Adieu, mon cher cousin, donnez-moi promptement de vos nouvelles, et que notre amitié soit désormais sans nuages.
English translation (from source 2):
PARIS, December 4, 1668.
Have you not received the letter, sir, in which I gave you life, disdaining to kill you at my feet? I expected an answer to this noble action; but you have thought it unworthy your notice: you have contented yourself with rising from the ground, and taking your sword as I commanded you. I hope you will never again employ it against me.
I must tell you a piece of news that will, I am sure, give you pleasure. It is, that the prettiest girl in France is going to be married, not to the handsomest youth, but to one of the worthiest men in the kingdom — to M. de Grignan, whom you have long known. All his wives died to give place to your cousin; and, through extraordinary kindness, even his father and mother died too; so that knowing him to be richer than ever, and finding him besides, by birth, situation, and good qualities, every thing we could wish, we have not trafficked with him, as is customary, on the occasion, but confided in the two families that have gone before us.
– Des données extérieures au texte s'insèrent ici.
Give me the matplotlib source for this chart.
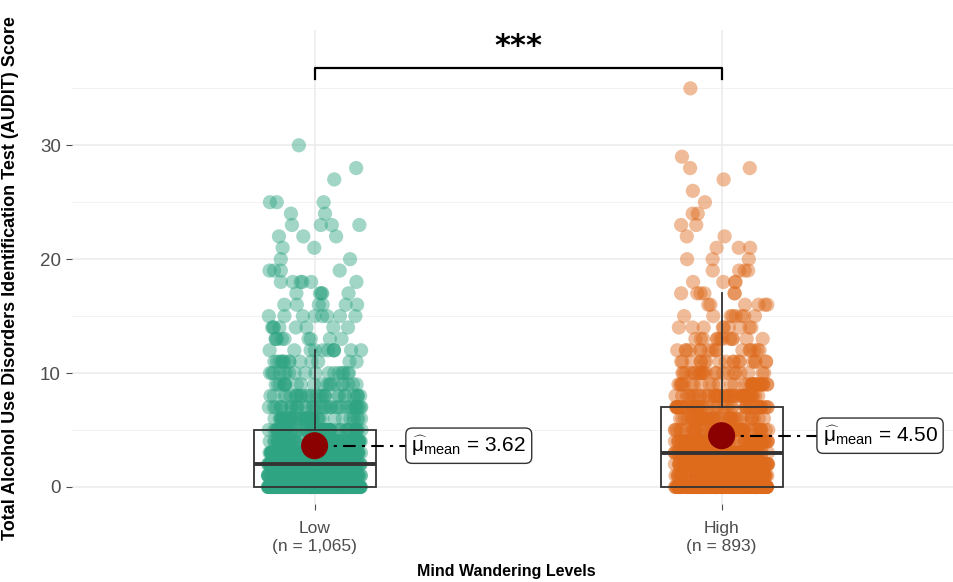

He seems very well pleased with the alliance, and, as soon as we have heard from his uncle, the Archbishop of Aries, his other uncle, the Archbishop of Uzès, being on the spot, the business will be finished — probably before the end of the year. As I am a lover of decorum, I could not fail asking your advice and approbation. The public seemed pleased. This is a great deal, for we are such fools as to be almost always governed by its opinion.